Kaagaz begins with the voiceover of Salman Khan reciting a poem which talks about how paper plays an important role in our lives. We are then introduced to Azamgarh-based bandmaster Bharat Lal (Pankaj Tripathi) and his family which includes his wife Rukmini (Monal Gajjar) and a son. On his wife’s insistence, when Bharat lands up at a bank to take a loan for business purpose, he discovers that he has been declared dead as per official records due to a conspiracy by his conniving relatives in a bid to steal his assets.
Not the one to keep mum, Bharat Kumar ‘Mritak’ decides to expose the glaring truth about the agony of people who have been declared ‘dead’ on paper despite being alive because “Maan samman, pehchan ki ladai hai ab.” With the help of a jugaadu lawyer Sadhuram (Satish Kaushik), a news reporter Sonia (Neha Chauhan) and an opportunistic politician Ashrafi Devi (Mita Vashisht), Bharat Kumar decides to fight the system to prove his existence.

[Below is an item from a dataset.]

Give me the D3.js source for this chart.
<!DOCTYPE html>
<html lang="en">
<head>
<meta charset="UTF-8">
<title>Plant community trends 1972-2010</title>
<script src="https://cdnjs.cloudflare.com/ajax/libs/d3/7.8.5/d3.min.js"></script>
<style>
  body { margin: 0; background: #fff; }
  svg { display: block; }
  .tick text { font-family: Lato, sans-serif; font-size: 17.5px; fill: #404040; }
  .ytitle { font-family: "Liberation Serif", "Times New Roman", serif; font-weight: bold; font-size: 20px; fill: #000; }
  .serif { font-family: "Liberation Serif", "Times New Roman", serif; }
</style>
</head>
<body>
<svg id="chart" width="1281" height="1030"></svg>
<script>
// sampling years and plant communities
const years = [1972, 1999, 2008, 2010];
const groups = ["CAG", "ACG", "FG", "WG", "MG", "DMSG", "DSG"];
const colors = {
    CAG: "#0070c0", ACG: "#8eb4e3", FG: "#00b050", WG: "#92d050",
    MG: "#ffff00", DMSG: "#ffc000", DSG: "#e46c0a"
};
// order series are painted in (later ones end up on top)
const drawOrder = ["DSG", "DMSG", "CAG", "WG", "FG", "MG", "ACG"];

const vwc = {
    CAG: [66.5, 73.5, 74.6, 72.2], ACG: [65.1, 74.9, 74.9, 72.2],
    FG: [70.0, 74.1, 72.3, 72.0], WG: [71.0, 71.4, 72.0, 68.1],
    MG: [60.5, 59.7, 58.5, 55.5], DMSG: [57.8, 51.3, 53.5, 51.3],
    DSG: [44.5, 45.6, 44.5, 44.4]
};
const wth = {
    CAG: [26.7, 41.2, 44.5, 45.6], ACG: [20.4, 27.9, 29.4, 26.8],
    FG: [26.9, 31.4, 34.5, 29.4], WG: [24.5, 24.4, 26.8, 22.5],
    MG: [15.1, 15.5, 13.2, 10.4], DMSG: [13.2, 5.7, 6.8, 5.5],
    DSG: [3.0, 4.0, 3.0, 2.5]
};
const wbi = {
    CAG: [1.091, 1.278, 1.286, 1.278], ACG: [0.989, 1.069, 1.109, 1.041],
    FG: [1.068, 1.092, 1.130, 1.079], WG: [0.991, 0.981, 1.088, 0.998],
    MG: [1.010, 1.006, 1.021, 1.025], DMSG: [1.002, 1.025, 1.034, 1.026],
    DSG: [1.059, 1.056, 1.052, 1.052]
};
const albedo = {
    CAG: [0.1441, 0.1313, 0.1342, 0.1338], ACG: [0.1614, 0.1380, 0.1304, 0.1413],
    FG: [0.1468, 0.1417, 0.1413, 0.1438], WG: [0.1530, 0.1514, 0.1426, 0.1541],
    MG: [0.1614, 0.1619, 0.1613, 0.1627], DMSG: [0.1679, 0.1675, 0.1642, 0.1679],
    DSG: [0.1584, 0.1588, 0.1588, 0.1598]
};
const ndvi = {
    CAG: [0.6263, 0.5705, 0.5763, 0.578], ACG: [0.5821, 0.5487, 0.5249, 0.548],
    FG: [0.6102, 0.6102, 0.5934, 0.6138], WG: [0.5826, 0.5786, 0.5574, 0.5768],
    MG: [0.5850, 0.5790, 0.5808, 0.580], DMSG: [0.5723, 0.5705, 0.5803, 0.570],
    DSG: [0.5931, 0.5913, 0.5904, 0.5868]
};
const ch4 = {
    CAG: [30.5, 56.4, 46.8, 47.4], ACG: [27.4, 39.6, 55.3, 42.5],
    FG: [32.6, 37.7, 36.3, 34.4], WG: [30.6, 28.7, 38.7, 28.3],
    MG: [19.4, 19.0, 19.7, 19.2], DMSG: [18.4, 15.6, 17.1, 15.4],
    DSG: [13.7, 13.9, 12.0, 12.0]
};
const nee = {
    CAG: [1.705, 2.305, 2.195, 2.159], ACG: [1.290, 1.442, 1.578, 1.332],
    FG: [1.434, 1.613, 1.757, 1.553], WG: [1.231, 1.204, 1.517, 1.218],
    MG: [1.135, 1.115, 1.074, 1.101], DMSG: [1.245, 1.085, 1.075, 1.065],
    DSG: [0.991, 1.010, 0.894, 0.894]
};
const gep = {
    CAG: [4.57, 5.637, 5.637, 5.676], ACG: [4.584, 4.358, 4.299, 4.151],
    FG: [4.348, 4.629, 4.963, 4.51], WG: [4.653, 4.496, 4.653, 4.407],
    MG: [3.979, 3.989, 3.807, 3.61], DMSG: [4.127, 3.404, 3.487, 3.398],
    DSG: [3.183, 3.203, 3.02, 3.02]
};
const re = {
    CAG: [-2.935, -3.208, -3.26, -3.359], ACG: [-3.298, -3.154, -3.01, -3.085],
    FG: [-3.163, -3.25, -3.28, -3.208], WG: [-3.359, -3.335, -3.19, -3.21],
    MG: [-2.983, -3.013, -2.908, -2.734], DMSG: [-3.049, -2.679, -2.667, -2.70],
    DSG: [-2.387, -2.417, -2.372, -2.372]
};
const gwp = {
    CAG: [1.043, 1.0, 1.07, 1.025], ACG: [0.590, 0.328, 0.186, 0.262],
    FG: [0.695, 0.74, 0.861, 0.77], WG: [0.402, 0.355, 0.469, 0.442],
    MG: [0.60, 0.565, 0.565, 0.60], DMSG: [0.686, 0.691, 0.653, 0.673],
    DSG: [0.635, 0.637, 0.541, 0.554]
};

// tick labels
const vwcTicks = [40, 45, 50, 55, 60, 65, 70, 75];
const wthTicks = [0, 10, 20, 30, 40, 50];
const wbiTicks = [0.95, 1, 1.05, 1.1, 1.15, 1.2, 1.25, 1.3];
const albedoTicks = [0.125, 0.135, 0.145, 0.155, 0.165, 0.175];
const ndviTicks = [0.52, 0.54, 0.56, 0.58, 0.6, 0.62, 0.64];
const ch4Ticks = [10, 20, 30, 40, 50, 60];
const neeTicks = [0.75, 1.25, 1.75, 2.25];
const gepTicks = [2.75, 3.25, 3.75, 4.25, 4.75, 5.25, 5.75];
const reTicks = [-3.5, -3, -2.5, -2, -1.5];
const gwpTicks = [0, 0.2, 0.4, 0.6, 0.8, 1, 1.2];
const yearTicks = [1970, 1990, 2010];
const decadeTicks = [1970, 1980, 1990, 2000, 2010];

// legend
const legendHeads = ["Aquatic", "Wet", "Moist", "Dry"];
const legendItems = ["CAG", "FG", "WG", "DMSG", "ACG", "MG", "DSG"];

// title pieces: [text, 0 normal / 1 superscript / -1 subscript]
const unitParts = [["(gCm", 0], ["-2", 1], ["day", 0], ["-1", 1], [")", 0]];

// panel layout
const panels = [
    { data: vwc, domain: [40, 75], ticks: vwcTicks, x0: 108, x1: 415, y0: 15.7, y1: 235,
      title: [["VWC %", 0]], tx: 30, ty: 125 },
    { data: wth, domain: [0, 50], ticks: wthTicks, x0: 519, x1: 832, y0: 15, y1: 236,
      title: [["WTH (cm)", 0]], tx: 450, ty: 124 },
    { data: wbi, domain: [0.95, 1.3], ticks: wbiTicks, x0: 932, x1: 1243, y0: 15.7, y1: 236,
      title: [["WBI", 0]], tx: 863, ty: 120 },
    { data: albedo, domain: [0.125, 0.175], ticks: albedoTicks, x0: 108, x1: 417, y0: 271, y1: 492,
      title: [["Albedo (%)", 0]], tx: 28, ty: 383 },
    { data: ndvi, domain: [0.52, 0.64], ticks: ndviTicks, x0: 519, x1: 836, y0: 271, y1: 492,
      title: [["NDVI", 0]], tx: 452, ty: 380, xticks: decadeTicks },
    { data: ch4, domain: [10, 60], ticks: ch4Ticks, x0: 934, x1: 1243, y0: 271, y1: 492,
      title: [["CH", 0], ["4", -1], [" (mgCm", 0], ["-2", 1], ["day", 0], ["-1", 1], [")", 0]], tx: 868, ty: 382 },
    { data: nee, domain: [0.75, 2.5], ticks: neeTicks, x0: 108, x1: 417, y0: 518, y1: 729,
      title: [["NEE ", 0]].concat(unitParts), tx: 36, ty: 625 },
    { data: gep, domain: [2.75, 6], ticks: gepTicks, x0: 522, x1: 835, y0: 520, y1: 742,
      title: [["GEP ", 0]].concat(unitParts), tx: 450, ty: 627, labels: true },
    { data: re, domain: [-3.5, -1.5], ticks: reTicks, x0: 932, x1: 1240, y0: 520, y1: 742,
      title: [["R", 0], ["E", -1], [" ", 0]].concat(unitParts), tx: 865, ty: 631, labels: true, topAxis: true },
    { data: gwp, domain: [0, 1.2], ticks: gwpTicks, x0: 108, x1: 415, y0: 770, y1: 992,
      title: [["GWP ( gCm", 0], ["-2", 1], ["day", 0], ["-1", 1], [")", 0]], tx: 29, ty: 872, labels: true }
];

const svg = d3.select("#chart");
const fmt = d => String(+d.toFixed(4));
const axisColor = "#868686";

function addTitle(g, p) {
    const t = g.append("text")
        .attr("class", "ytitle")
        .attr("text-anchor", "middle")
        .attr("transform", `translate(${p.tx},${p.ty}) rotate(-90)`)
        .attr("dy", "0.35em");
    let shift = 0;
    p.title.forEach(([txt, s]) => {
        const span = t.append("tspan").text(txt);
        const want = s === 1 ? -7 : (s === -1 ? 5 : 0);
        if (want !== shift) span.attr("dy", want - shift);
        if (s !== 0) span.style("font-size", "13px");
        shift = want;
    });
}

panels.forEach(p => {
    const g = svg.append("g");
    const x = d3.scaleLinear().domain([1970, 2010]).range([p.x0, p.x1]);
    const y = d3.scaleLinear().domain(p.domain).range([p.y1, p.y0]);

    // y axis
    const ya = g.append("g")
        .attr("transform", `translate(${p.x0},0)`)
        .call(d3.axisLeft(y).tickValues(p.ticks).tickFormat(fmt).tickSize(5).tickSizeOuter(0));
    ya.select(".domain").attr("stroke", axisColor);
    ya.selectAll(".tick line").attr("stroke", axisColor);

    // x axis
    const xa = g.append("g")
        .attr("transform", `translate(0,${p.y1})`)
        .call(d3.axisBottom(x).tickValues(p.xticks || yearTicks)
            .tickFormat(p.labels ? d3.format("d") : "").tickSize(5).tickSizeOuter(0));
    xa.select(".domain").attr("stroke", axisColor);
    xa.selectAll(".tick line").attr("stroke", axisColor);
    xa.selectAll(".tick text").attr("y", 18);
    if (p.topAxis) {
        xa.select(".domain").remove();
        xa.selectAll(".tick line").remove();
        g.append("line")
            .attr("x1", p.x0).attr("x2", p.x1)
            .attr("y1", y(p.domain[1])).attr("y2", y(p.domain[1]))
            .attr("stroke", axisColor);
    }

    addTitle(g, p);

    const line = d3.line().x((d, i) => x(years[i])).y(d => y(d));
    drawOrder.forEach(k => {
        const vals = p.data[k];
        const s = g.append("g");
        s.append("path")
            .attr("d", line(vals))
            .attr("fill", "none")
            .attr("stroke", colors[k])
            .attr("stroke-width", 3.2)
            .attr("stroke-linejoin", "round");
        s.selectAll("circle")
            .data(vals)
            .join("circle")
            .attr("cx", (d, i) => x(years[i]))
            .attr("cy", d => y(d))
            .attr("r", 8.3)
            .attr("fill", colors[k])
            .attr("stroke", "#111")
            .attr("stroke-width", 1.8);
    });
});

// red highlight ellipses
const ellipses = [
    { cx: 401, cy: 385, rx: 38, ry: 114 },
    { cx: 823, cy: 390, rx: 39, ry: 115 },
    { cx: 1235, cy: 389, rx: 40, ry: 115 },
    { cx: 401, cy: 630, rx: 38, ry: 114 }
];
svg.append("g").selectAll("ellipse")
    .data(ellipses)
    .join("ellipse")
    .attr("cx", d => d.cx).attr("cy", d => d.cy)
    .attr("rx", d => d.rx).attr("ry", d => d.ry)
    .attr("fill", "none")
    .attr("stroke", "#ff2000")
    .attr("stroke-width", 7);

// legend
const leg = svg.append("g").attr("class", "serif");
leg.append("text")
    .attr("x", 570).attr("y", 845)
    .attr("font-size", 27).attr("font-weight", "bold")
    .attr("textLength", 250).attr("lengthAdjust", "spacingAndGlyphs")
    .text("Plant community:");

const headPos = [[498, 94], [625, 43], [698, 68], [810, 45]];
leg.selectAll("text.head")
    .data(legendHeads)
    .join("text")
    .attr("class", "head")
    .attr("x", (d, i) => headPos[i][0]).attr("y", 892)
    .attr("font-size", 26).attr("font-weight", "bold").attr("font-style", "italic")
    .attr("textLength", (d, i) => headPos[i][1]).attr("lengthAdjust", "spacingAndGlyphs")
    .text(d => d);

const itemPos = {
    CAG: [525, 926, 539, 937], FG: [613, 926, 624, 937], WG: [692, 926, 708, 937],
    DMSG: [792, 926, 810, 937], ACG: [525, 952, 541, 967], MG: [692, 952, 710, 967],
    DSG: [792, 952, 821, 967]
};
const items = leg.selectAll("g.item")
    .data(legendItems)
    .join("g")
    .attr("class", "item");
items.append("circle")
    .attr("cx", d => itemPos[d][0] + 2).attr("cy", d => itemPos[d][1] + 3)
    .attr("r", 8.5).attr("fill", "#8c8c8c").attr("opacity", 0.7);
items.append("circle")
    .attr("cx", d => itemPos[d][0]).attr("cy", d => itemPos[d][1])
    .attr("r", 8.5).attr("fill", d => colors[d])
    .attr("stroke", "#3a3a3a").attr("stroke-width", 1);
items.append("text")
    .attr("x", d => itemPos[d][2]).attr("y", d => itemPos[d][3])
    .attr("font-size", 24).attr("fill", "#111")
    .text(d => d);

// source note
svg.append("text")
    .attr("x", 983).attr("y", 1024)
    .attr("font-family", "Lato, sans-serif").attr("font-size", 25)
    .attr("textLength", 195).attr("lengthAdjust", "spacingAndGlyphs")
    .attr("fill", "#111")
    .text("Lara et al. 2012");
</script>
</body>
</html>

Satish Kaushik’s directorial film Kaagaz is inspired by the real life story of UP based farmer Lal Bihari who struggled for 19 years to prove that he is alive after being declared dead in government records. The director begins the film on a promising note as we get a glimpse of the daily happenings in an aam admi’s life. Through the All India Radio’s signature tune playing in the background and the mention of ‘Binaca geet mala’ and ‘fiat’ in the conversations, Kaushik takes us back in time.
It’s fun to watch Pankaj Tripathi flirt with Kaushik’s witty writing. The flipside arrives when the story takes a sombre turn at places, and you find the narrative moving at a languish pace. Also, the climax comes across as a bit bizarre and abrupt. But then, all’s well that ends well.
Pankaj Tripathi is the show stealer in Satish Kaushik’s Kaagaz. The man is a commendable performer when it comes to delivering humor with a straight face. At places where the writing goes blunt, it’s Tripathi’s first-rate acting chops which saves the day. Satish Kaushik puts up a reliable act as the lawyer who initially cons Pankaj Tripathi’s Bharat Kumar to believe in the system, but later becomes one of his allies in his fight against the system. Monal Gajjar as Bharat’s rustic spouse lends a good support. Mita Vashisht and Amar Upadhyay suffer from half-baked roles.
Arkodeb Mukherjee’s camera work captures the time transition effectively. Minus any frills, Kaushik keeps the production value basic which is the requirement of his story. The film could have been trimmed short by a few minutes on the editing table.
Sandeepa Dhar’s dance song ‘Lallam Laal’ comes across as a misfit, both in terms of the narrative and the picturization. The other songs are passable even though the film does not offer any scope for music.
At a point in the film, Bharat Kumar raises a pertinent question by saying, “Aap Kaagaz ki sunegen ki insaan ki sunegen? Dil insaan ke seene mein dhadkat hai ki Kaagaz mein dhadkat hai? Baal bachcha mehraru … Kaagaz ke hoth hai ki insaan ki hoth hai? ” Likewise, despite the few inconsistences on paper, it’s Pankaj Tripathi’s dependable performance which breathes life into Satish Kaushik’s satirical take on the struggle of the ‘living dead’. We give 3 stars out of 5 for Pankaj Tripathi-Satish Kaushik’s Kaagaz.